Playbooks are also designed to run autonomously, executing predetermined actions when certain conditions are satisfied. These conditions could be as specific as the type or severity of an incident being identified. This autonomous operation mode allows Playbooks to function in the background, seamlessly managing your incident responses without demanding immediate manual oversight. This level of automation guarantees both consistency in handling incidents and enables responders to dedicate their focus to resolving the issues at hand.

Who can access it?

By default, Playbooks are accessible to all team members, including admins and responders. They can create, edit, and delete Playbooks. However, advanced permission settings that enable teams to customize access levels, granting specific read, write, and execution rights to different roles within the organization.

Evaluates to True if the total incident occurrences crossed a specific threshold.

Some Example Use Cases in Brief

  1. Critical Incident Response: Automatically gather a response team in a video conference, assign severity, and create an incident ticket.

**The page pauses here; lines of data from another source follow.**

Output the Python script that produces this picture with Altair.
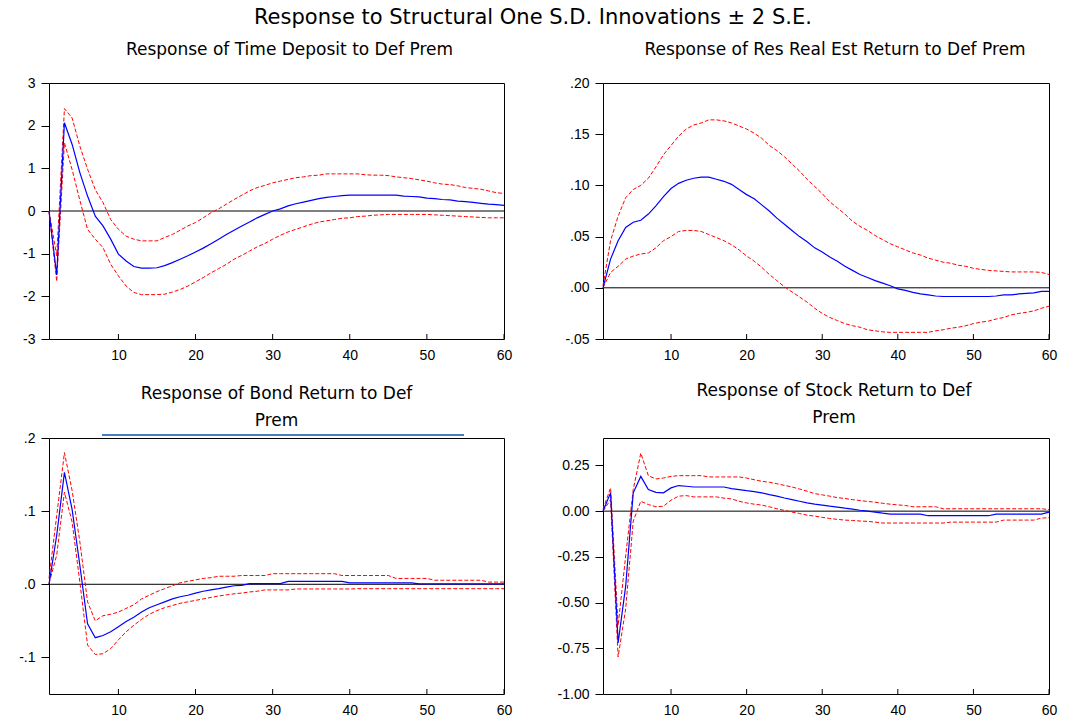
import altair as alt
import pandas as pd

# Impulse responses to a one S.D. shock in the default premium, periods 1..60
periods = list(range(1, 61))

# Time deposit
td_resp = [0.0, -1.5, 2.07, 1.56, 0.9, 0.35, -0.12, -0.35, -0.66, -1.01,
           -1.17, -1.3, -1.34, -1.34, -1.33, -1.28, -1.21, -1.13, -1.05, -0.96,
           -0.87, -0.77, -0.66, -0.55, -0.45, -0.35, -0.26, -0.16, -0.08, 0.0,
           0.05, 0.12, 0.17, 0.21, 0.25, 0.29, 0.32, 0.34, 0.36, 0.37,
           0.37, 0.37, 0.37, 0.37, 0.37, 0.37, 0.35, 0.34, 0.33, 0.3,
           0.29, 0.27, 0.26, 0.23, 0.22, 0.2, 0.18, 0.16, 0.15, 0.13]
td_up = [0.0, -1.05, 2.4, 2.18, 1.52, 0.98, 0.5, 0.2, -0.2, -0.43,
         -0.59, -0.66, -0.7, -0.7, -0.7, -0.62, -0.55, -0.45, -0.35, -0.27,
         -0.16, -0.04, 0.05, 0.16, 0.27, 0.37, 0.47, 0.55, 0.6, 0.66,
         0.7, 0.74, 0.78, 0.8, 0.83, 0.84, 0.87, 0.87, 0.87, 0.87,
         0.87, 0.85, 0.84, 0.84, 0.83, 0.8, 0.78, 0.76, 0.73, 0.7,
         0.66, 0.63, 0.62, 0.59, 0.55, 0.53, 0.51, 0.47, 0.43, 0.41]
td_lo = [0.0, -1.65, 1.6, 0.97, 0.25, -0.43, -0.66, -0.86, -1.25, -1.52,
         -1.76, -1.91, -1.96, -1.96, -1.96, -1.95, -1.9, -1.84, -1.76, -1.66,
         -1.56, -1.45, -1.35, -1.25, -1.13, -1.04, -0.94, -0.84, -0.76, -0.66,
         -0.57, -0.49, -0.43, -0.37, -0.31, -0.26, -0.23, -0.2, -0.17, -0.16,
         -0.13, -0.12, -0.1, -0.09, -0.08, -0.08, -0.08, -0.08, -0.08, -0.08,
         -0.09, -0.1, -0.11, -0.12, -0.13, -0.14, -0.15, -0.16, -0.16, -0.16]

# Residential real estate return
re_resp = [0.0, 0.028, 0.046, 0.059, 0.064, 0.066, 0.072, 0.08, 0.089, 0.097,
           0.102, 0.105, 0.107, 0.108, 0.108, 0.106, 0.104, 0.101, 0.096, 0.091,
           0.087, 0.081, 0.075, 0.068, 0.062, 0.056, 0.05, 0.045, 0.039, 0.035,
           0.03, 0.026, 0.021, 0.017, 0.013, 0.01, 0.007, 0.0045, 0.002, -0.001,
           -0.0025, -0.0045, -0.006, -0.007, -0.008, -0.0085, -0.0085, -0.0085, -0.0085, -0.0085,
           -0.0085, -0.0085, -0.008, -0.007, -0.007, -0.006, -0.0055, -0.005, -0.0035, -0.0035]
re_up = [0.002, 0.046, 0.07, 0.088, 0.096, 0.1, 0.107, 0.118, 0.13, 0.139,
         0.148, 0.155, 0.159, 0.161, 0.164, 0.164, 0.163, 0.161, 0.158, 0.155,
         0.151, 0.146, 0.139, 0.134, 0.128, 0.121, 0.114, 0.106, 0.099, 0.092,
         0.084, 0.078, 0.072, 0.065, 0.06, 0.056, 0.051, 0.047, 0.043, 0.04,
         0.037, 0.034, 0.032, 0.029, 0.027, 0.025, 0.024, 0.022, 0.021, 0.019,
         0.018, 0.017, 0.0165, 0.016, 0.0155, 0.0155, 0.0155, 0.0155, 0.015, 0.013]
re_lo = [0.0, 0.015, 0.021, 0.028, 0.031, 0.033, 0.034, 0.039, 0.046, 0.05,
         0.055, 0.056, 0.056, 0.055, 0.052, 0.049, 0.046, 0.042, 0.037, 0.031,
         0.026, 0.02, 0.013, 0.007, 0.001, -0.004, -0.009, -0.014, -0.02, -0.025,
         -0.029, -0.032, -0.035, -0.037, -0.0385, -0.041, -0.042, -0.043, -0.0435, -0.0435,
         -0.0435, -0.0435, -0.0435, -0.0435, -0.042, -0.041, -0.0395, -0.0385, -0.037, -0.035,
         -0.0335, -0.0325, -0.0305, -0.029, -0.0265, -0.025, -0.024, -0.0225, -0.02, -0.018]

# Bond return
bd_resp = [0.0, 0.067, 0.153, 0.102, 0.026, -0.054, -0.073, -0.07, -0.065, -0.058,
           -0.051, -0.045, -0.038, -0.032, -0.028, -0.024, -0.02, -0.017, -0.015, -0.012,
           -0.0095, -0.0077, -0.006, -0.004, -0.002, -0.0014, 0.001, 0.001, 0.001, 0.001,
           0.001, 0.004, 0.004, 0.004, 0.004, 0.004, 0.004, 0.004, 0.004, 0.002,
           0.002, 0.002, 0.002, 0.002, 0.002, 0.002, 0.002, 0.002, 0.0005, 0.0005,
           0.0005, 0.0005, 0.0005, 0.0005, 0.0005, 0.0005, 0.0005, 0.0005, 0.0005, 0.0005]
bd_up = [0.008, 0.094, 0.18, 0.128, 0.058, -0.024, -0.05, -0.043, -0.041, -0.038,
         -0.033, -0.028, -0.02, -0.015, -0.01, -0.006, -0.002, 0.002, 0.004, 0.006,
         0.008, 0.009, 0.011, 0.011, 0.011, 0.012, 0.012, 0.012, 0.012, 0.0145,
         0.0145, 0.0145, 0.0145, 0.0145, 0.0145, 0.0145, 0.0145, 0.0145, 0.012, 0.012,
         0.012, 0.012, 0.012, 0.012, 0.012, 0.008, 0.008, 0.008, 0.008, 0.008,
         0.0055, 0.0055, 0.0055, 0.0055, 0.0055, 0.0055, 0.0055, 0.003, 0.003, 0.003]
bd_lo = [0.001, 0.04, 0.126, 0.085, 0.003, -0.083, -0.096, -0.095, -0.088, -0.076,
         -0.065, -0.056, -0.048, -0.041, -0.036, -0.032, -0.029, -0.026, -0.024, -0.022,
         -0.02, -0.018, -0.016, -0.0145, -0.013, -0.012, -0.0105, -0.0095, -0.0077, -0.0077,
         -0.0077, -0.0077, -0.0064, -0.0064, -0.0064, -0.0064, -0.0064, -0.0064, -0.0064, -0.0064,
         -0.006, -0.006, -0.006, -0.006, -0.006, -0.006, -0.006, -0.006, -0.006, -0.006,
         -0.006, -0.006, -0.006, -0.006, -0.006, -0.006, -0.006, -0.006, -0.006, -0.006]

# Stock return
st_resp = [0.0, 0.1, -0.72, -0.41, 0.1, 0.19, 0.118, 0.103, 0.1, 0.127,
           0.14, 0.136, 0.132, 0.132, 0.132, 0.132, 0.132, 0.123, 0.118, 0.112,
           0.107, 0.1, 0.09, 0.082, 0.072, 0.063, 0.054, 0.045, 0.038, 0.033,
           0.027, 0.022, 0.016, 0.011, 0.005, 0.0, -0.005, -0.011, -0.016, -0.016,
           -0.016, -0.016, -0.016, -0.025, -0.025, -0.025, -0.025, -0.025, -0.025, -0.025,
           -0.025, -0.025, -0.016, -0.016, -0.016, -0.016, -0.016, -0.016, -0.016, -0.005]
st_up = [0.01, 0.127, -0.625, -0.245, 0.118, 0.317, 0.194, 0.176, 0.181, 0.19,
         0.194, 0.194, 0.194, 0.194, 0.187, 0.187, 0.187, 0.187, 0.187, 0.181,
         0.172, 0.163, 0.158, 0.15, 0.141, 0.132, 0.121, 0.109, 0.096, 0.089,
         0.082, 0.074, 0.069, 0.063, 0.058, 0.053, 0.049, 0.043, 0.038, 0.034,
         0.031, 0.024, 0.024, 0.024, 0.024, 0.013, 0.013, 0.013, 0.013, 0.013,
         0.013, 0.013, 0.013, 0.013, 0.013, 0.013, 0.013, 0.013, 0.013, 0.009]
st_lo = [0.0, 0.063, -0.797, -0.534, -0.054, 0.054, 0.036, 0.024, 0.027, 0.06,
         0.082, 0.085, 0.078, 0.078, 0.078, 0.078, 0.071, 0.067, 0.054, 0.045,
         0.038, 0.033, 0.024, 0.013, 0.004, -0.005, -0.013, -0.022, -0.027, -0.034,
         -0.04, -0.045, -0.049, -0.051, -0.054, -0.056, -0.06, -0.065, -0.065, -0.065,
         -0.065, -0.065, -0.065, -0.065, -0.065, -0.065, -0.06, -0.06, -0.06, -0.06,
         -0.06, -0.06, -0.06, -0.049, -0.049, -0.049, -0.049, -0.049, -0.038, -0.036]

x_ticks = [10, 20, 30, 40, 50, 60]

FONT = "Liberation Sans"
TITLE_FONT = "DejaVu Sans"
BLUE = "#0000FF"
RED = "#FF0000"
PANEL_H = 256


def label_expr(fmt, drop_zero):
    core = f"format(abs(datum.value), '{fmt}')"
    if drop_zero:
        core = f"replace({core}, '0.', '.')"
    return f"(datum.value < 0 ? '-' : '') + {core}"


def panel(title, resp, up, lo, domain, y_ticks, fmt, drop_zero, width,
          title_offset, title_dx, extra=None):
    df = pd.DataFrame({"t": periods, "resp": resp, "up": up, "lo": lo})
    xscale = alt.Scale(domain=[1, 60], nice=False, zero=False)
    x = alt.X("t:Q", scale=xscale,
              axis=alt.Axis(values=x_ticks, title=None, grid=False, domain=False,
                            ticks=False, labelFlush=False, labelPadding=9,
                            labelFontSize=14, labelFont=FONT, labelColor="black"))
    yscale = alt.Scale(domain=domain, nice=False, zero=False)
    yaxis = alt.Axis(values=y_ticks, title=None, grid=False, domain=False,
                     tickSize=8, tickColor="black", labelPadding=6,
                     minExtent=40, maxExtent=40,
                     labelFontSize=14, labelFont=FONT, labelColor="black",
                     labelExpr=label_expr(fmt, drop_zero))
    base = alt.Chart(df)
    zero = alt.Chart(pd.DataFrame({"z": [0]})).mark_rule(
        color="black", strokeWidth=1).encode(y=alt.Y("z:Q", scale=yscale, axis=yaxis))
    # period ticks drawn inward from the bottom edge
    xtick = alt.Chart(pd.DataFrame({"t": x_ticks})).mark_rule(
        color="black", strokeWidth=1).encode(
        x=alt.X("t:Q", scale=xscale), y=alt.value(PANEL_H), y2=alt.value(PANEL_H - 5))
    band_up = base.mark_line(color=RED, strokeWidth=1, strokeDash=[4, 2]).encode(
        x=x, y=alt.Y("up:Q", scale=yscale, axis=yaxis))
    band_lo = base.mark_line(color=RED, strokeWidth=1, strokeDash=[4, 2]).encode(
        x=x, y=alt.Y("lo:Q", scale=yscale, axis=yaxis))
    line = base.mark_line(color=BLUE, strokeWidth=1.2).encode(
        x=x, y=alt.Y("resp:Q", scale=yscale, axis=yaxis))
    layers = [zero, band_up, band_lo, line, xtick]
    if extra is not None:
        layers.append(extra)
    return alt.layer(*layers).properties(
        width=width, height=PANEL_H,
        title=alt.TitleParams(text=title, font=TITLE_FONT, fontSize=17, fontWeight="normal",
                              color="black", anchor="middle", lineHeight=27,
                              offset=title_offset, dx=title_dx),
    )


# thin blue stroke lying over the top edge of the bond panel
bond_edge = alt.Chart(pd.DataFrame({"k": [0]})).mark_rule(
    color="#4a7ebb", strokeWidth=2).encode(
    x=alt.value(53), x2=alt.value(415), y=alt.value(-3))

p1 = panel(["Response of Time Deposit to Def Prem"], td_resp, td_up, td_lo,
           [-3, 3], [-3, -2, -1, 0, 1, 2, 3], "d", False, 455, 17, 13)
p2 = panel(["Response of Res Real Est Return to Def Prem"], re_resp, re_up, re_lo,
           [-0.05, 0.2], [-0.05, 0.0, 0.05, 0.1, 0.15, 0.2], ".2f", True, 446, 17, 9)
p3 = panel(["Response of Bond Return to  Def", "Prem"], bd_resp, bd_up, bd_lo,
           [-0.15, 0.2], [-0.1, 0.0, 0.1, 0.2], ".1f", True, 455, 1, 0, extra=bond_edge)
p4 = panel(["Response of Stock Return to Def", "Prem"], st_resp, st_up, st_lo,
           [-1.0, 0.4], [-1.0, -0.75, -0.5, -0.25, 0.0, 0.25], ".2f", False, 446, 11, 8)

top = alt.hconcat(p1, p2, spacing=99, bounds="flush")
bottom = alt.hconcat(p3, p4, spacing=99, bounds="flush")

chart = alt.vconcat(top, bottom, spacing=18).properties(
    title=alt.TitleParams(text="Response to Structural One S.D. Innovations \u00b1 2 S.E.",
                          font=TITLE_FONT, fontSize=21, fontWeight="normal", color="black",
                          anchor="middle", offset=13),
    padding={"left": 8, "top": 6, "right": 5, "bottom": 5},
    background="white",
).configure_view(stroke="black", strokeWidth=1)

chart.save("out.html", embed_options={"renderer": "svg", "actions": False})
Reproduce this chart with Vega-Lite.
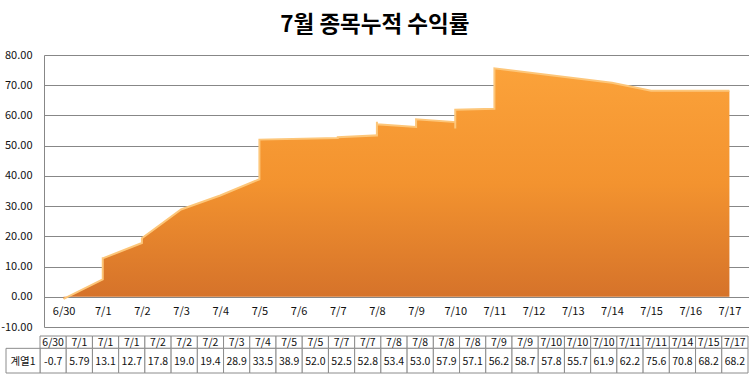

  2. Low Severity Management: For minor issues, set the incident to low priority and resolve it automatically, ensuring focus remains on critical tasks.

  3. External Communication: Upon incident detection, create a status page incident and notify subscribers, keeping all stakeholders informed.

  4. Custom Workflow Integration: Use outbound webhooks to trigger custom scripts or processes, integrating with external tools or systems for specialized responses.

  5. High-Volume Ticket Triage: During peak times when customer support tickets or new incidents surge, a Playbook can categorize tickets based on keywords in incidents, assign them to the appropriate responders, and set priorities.

  6. Security Breach Detected: Upon a security incidnet, Acknowledge the incident, generate a high-priority Support ticket for the security team, and trigger security protocols via outbound webhook to isolate.